RECORDS:
Begin

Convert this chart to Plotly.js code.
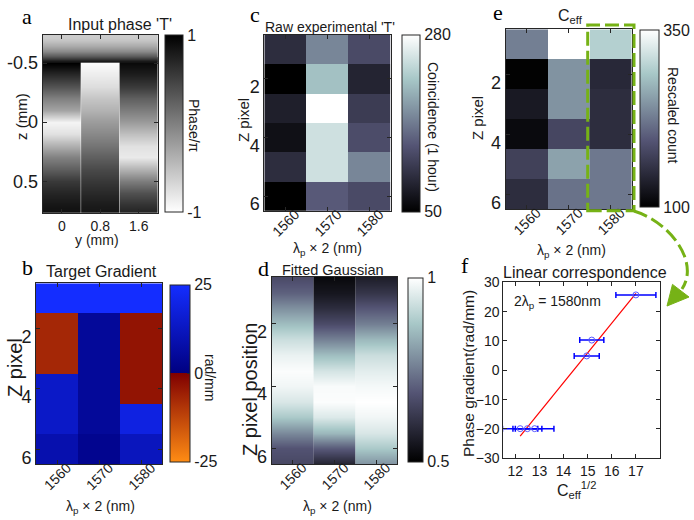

End
Begin

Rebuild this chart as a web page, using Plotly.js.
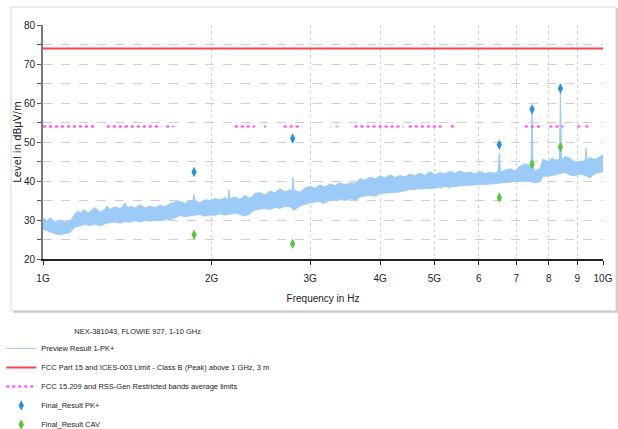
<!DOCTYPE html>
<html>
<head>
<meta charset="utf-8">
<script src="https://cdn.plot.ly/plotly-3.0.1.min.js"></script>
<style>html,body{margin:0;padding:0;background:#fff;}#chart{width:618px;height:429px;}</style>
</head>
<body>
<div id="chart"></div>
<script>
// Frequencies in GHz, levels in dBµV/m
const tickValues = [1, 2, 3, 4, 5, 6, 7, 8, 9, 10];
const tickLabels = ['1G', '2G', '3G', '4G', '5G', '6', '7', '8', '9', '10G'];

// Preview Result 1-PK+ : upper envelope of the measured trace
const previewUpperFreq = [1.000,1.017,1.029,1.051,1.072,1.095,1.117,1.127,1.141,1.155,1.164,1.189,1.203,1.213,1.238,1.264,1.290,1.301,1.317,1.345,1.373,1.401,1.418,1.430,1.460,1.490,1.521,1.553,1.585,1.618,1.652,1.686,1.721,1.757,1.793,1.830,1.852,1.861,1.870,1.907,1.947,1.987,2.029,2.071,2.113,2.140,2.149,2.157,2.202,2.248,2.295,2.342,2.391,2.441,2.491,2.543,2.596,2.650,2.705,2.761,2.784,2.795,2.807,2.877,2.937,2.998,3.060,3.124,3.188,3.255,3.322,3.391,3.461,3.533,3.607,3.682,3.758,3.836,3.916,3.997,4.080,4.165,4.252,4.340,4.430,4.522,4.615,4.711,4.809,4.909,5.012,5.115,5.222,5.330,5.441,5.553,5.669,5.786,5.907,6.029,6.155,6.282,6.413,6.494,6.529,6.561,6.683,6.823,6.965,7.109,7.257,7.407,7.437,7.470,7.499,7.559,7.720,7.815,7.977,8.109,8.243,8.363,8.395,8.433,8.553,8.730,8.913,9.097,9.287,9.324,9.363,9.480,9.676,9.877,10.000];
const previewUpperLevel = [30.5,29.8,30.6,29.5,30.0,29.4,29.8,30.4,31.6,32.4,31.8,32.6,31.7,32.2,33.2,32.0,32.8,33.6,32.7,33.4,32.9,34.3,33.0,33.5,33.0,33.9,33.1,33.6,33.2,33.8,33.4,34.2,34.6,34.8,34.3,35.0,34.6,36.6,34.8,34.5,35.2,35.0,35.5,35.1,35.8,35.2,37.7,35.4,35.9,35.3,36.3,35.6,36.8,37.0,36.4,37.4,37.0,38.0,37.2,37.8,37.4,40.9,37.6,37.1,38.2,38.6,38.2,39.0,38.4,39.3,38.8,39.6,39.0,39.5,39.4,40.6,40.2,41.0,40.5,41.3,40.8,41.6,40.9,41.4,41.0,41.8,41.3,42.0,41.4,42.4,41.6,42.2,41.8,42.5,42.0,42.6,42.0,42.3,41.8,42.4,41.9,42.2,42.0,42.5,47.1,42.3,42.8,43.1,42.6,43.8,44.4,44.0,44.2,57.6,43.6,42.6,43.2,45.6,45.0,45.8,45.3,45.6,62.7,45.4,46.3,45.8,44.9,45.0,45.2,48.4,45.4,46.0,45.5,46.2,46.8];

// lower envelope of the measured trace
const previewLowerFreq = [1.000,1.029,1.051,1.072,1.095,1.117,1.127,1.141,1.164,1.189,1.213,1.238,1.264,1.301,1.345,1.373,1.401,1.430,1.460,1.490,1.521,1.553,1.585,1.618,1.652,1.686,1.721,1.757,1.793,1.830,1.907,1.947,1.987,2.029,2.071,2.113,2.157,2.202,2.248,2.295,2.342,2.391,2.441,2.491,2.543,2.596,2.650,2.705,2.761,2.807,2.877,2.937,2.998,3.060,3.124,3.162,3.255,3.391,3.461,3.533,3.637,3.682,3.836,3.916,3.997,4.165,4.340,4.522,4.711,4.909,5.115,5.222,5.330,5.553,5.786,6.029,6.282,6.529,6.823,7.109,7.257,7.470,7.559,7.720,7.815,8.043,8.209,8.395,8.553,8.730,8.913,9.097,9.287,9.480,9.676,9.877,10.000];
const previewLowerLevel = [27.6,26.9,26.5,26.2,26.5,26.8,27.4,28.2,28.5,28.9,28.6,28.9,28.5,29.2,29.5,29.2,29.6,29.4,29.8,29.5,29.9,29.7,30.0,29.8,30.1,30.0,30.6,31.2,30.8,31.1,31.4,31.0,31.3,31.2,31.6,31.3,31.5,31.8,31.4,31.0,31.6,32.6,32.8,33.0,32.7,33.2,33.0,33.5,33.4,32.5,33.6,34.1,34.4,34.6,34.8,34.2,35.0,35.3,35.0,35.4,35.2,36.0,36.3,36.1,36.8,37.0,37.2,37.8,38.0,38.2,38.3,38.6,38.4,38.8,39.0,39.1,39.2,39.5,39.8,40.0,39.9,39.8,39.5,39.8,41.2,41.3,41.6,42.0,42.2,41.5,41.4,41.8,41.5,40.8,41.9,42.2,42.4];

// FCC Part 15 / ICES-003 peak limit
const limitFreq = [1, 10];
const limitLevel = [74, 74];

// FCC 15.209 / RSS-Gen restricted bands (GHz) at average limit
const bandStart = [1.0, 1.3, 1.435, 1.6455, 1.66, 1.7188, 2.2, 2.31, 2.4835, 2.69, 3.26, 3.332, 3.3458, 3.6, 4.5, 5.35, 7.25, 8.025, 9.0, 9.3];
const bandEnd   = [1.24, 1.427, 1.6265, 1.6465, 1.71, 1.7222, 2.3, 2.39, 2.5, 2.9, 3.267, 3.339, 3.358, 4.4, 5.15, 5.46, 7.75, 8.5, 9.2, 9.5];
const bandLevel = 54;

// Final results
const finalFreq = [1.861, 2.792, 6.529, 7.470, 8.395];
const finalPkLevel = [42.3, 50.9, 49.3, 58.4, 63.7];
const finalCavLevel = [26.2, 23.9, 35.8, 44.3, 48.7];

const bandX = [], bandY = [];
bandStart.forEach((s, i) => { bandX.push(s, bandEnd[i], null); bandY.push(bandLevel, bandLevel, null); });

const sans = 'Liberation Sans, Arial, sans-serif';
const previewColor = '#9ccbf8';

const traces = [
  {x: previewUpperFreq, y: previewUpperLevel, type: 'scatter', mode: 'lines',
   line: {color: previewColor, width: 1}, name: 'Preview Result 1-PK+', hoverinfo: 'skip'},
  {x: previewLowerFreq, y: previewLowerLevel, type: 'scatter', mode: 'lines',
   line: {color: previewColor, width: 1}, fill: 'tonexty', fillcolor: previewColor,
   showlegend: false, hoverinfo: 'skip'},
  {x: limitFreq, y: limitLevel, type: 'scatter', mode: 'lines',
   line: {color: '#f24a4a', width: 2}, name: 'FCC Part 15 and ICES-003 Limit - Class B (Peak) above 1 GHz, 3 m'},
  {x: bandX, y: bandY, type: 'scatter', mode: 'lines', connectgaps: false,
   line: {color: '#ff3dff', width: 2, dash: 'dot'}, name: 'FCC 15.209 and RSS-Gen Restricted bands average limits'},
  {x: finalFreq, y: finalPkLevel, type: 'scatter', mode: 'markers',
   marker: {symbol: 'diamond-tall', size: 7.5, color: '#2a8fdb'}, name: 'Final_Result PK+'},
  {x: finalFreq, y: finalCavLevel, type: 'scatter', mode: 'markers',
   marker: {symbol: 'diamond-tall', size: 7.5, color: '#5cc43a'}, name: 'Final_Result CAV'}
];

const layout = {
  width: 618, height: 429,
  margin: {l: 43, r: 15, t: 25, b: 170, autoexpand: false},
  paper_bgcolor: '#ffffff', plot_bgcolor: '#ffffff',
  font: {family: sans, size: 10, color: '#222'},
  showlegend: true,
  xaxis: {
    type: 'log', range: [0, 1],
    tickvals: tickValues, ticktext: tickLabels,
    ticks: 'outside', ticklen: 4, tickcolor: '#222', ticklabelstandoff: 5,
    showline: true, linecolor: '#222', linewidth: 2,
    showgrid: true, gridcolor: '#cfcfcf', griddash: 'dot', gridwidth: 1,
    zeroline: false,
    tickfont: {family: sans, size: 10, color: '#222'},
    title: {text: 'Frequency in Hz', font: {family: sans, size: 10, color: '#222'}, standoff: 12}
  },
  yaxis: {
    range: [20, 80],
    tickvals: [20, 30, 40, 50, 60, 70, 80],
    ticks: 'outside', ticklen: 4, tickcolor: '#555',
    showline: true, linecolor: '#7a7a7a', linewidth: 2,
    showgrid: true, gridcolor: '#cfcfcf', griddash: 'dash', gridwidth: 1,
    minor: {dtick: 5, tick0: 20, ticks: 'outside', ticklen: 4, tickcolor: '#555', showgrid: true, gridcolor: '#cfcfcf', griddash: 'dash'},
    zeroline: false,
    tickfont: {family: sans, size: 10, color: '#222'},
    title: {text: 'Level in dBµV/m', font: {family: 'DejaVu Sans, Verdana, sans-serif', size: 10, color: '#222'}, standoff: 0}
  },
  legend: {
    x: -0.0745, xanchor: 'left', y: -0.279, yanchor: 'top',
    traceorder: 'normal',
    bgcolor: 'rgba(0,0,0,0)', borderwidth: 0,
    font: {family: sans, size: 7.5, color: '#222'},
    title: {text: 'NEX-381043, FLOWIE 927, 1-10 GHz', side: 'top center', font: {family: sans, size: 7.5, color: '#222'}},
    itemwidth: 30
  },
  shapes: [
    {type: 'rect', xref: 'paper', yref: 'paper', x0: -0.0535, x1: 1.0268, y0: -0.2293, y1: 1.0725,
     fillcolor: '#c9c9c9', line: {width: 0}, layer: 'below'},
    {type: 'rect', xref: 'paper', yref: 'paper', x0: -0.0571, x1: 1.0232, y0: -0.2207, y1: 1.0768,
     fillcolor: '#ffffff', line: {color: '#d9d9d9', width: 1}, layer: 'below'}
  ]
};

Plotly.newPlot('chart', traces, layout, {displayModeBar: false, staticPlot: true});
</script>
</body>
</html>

End

DESCRIPTION OF THE TASK:
From the entries above, copy every line where the word "chart" shows up.

TASK RESULT:
Convert this chart to Plotly.js code.
Rebuild this chart as a web page, using Plotly.js.
<style>html,body{margin:0;padding:0;background:#fff;}#chart{width:618px;height:429px;}</style>
<div id="chart"></div>
Plotly.newPlot('chart', traces, layout, {displayModeBar: false, staticPlot: true});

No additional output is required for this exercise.